Lo he dicho muchas veces: cada vez que voy al hospital de Huércal-Overa –y estos días he vuelto porque a la viejita de la casa le gusta poner a punto sus engranajes- me siento orgulloso de ser usuario de nuestra sanidad pública. Es un hospital pensado en clave de futuro, y no como otras edificaciones públicas, que a los dos días de su inauguración ya se quedan desfasadas. Bien diseñado, con amplios espacios exteriores –nada parecido a Torrecárdenas, por ejemplo- e interiores, es un buen ejemplo de lo que debe ser una obra pública. En cuanto al personal, de su cualificación profesional poco puedo decir –uno sabe poco de pocas cosas, pero, de sanidad, nada de nada-, pero de su cualificación personal, todos los halagos son pocos. No es por casualidad por lo que los usuarios de la sanidad pública del levante y norte de la provincia  califican siempre a este hospital con la máxima nota y no es por casualidad por lo que el diario británico Daily Mirror lo calificara como el segundo mejor hospital español –detrás del Universitario de Alicante- por la calidad de sus servicios.

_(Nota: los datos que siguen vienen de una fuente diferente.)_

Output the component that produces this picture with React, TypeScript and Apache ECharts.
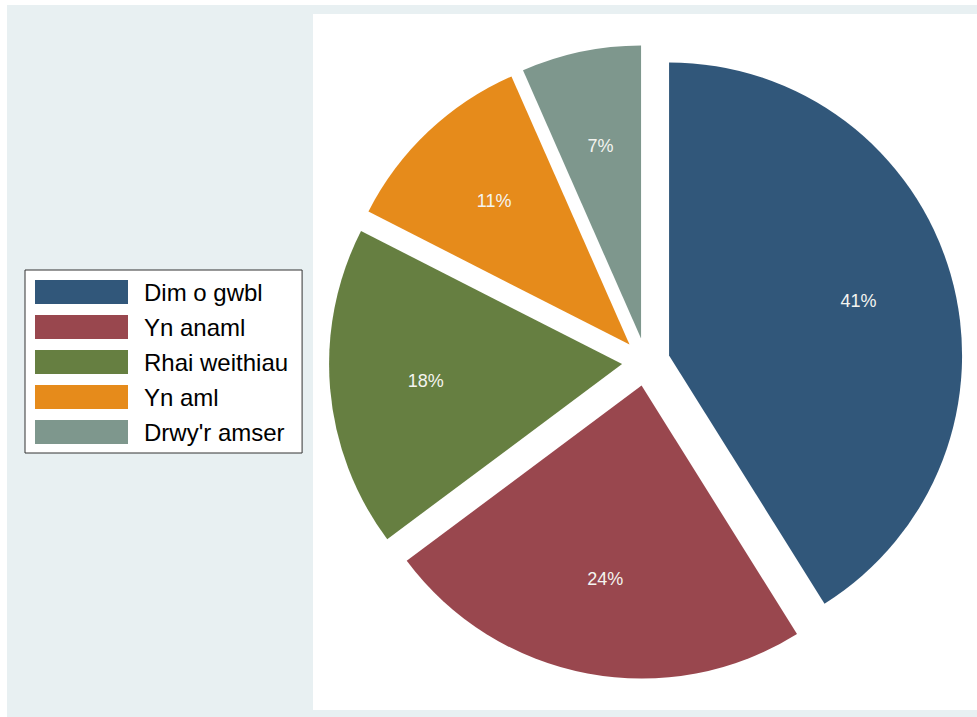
import React, { useEffect, useRef } from "react";
import * as echarts from "echarts";

const categories = ["Dim o gwbl", "Yn anaml", "Rhai weithiau", "Yn aml", "Drwy'r amser"];
const values = [41.1, 23.7, 17.7, 10.9, 6.6];
const colors = ["#31577A", "#99474E", "#667F41", "#E68B1B", "#7E978D"];

export default function App() {
  const ref = useRef<HTMLDivElement>(null);
  useEffect(() => {
    if (!ref.current) return;
    const chart = echarts.init(ref.current, null, { renderer: "svg" });
    const font = "'Liberation Sans', Arial, sans-serif";
    const sliceData = categories.map((name, i) => ({
      name,
      value: values[i],
      selected: true,
      itemStyle: { color: colors[i], borderWidth: 0 },
    }));
    const labelData = categories.map((name, i) => ({
      name,
      value: values[i],
      selected: true,
    }));
    chart.setOption({
      animation: false,
      graphic: [
        {
          type: "rect",
          z: -10,
          shape: { x: 7, y: 5, width: 970, height: 712 },
          style: { fill: "#E8F0F2" },
          silent: true,
        },
        {
          type: "rect",
          z: -9,
          shape: { x: 313, y: 14, width: 664, height: 696 },
          style: { fill: "#FFFFFF" },
          silent: true,
        },
      ],
      legend: {
        orient: "vertical",
        left: 25,
        top: 270,
        data: categories,
        itemWidth: 93,
        itemHeight: 24,
        itemGap: 11,
        padding: [10, 14, 9, 10],
        backgroundColor: "#FFFFFF",
        borderColor: "#333333",
        borderWidth: 1,
        borderRadius: 0,
        selectedMode: false,
        icon: "rect",
        textStyle: {
          color: "#000000",
          fontSize: 24,
          fontFamily: font,
          padding: [0, 0, 0, 11],
        },
      },
      series: [
        {
          type: "pie",
          center: [646, 362],
          radius: 293,
          startAngle: 90,
          clockwise: true,
          selectedMode: "multiple",
          selectedOffset: 24,
          label: { show: false },
          labelLine: { show: false },
          emphasis: { disabled: true },
          data: sliceData,
          z: 2,
        },
        {
          type: "pie",
          center: [646, 362],
          radius: 388,
          startAngle: 90,
          clockwise: true,
          selectedMode: "multiple",
          selectedOffset: 24,
          silent: true,
          itemStyle: { color: "rgba(0,0,0,0)", borderWidth: 0 },
          select: { itemStyle: { color: "rgba(0,0,0,0)", borderWidth: 0 } },
          emphasis: { disabled: true },
          labelLine: { show: false },
          label: {
            show: true,
            position: "inside",
            color: "#F4F4F0",
            fontSize: 18,
            fontFamily: font,
            formatter: (p: any) => Math.round(p.value) + "%",
          },
          data: labelData,
          z: 3,
        },
      ],
    });
    return () => chart.dispose();
  }, []);
  return (
    <div
      ref={ref}
      style={{ position: "fixed", left: 0, top: 0, width: 977, height: 717, background: "#FFFFFF" }}
    />
  );
}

Porque esto es así, me sorprende que se pasen por alto algunos pequeños detalles que pueden emborronar esta buena imagen. Voy a hablar de dos. Uno, la extraña situación que produce ver en la puerta de urgencias, casi de forma permanente, a un grupo de sanitarios devorando cigarrillos a mansalva. Sí, ya sé que esa imagen tiene los días contados, por la entrada en vigor de la nueva ley antitabaco, pero, mientras tanto, si del escenario se hace desaparecer la escena, mejor. Y la otra, es que no la entiendo: ¿cómo se pueden tener todas las sillas de ruedas a punto de llevarlas a la cacharrería? Feo está verlas reparadas a base de esparadrapo, pero penoso es ver cómo los enfermos que las usan tienen que dejar colgando sus pies porque los reposapiés desprendidos no son repuestos. ¡Hombre, que estamos hablando de dos pesetas y media!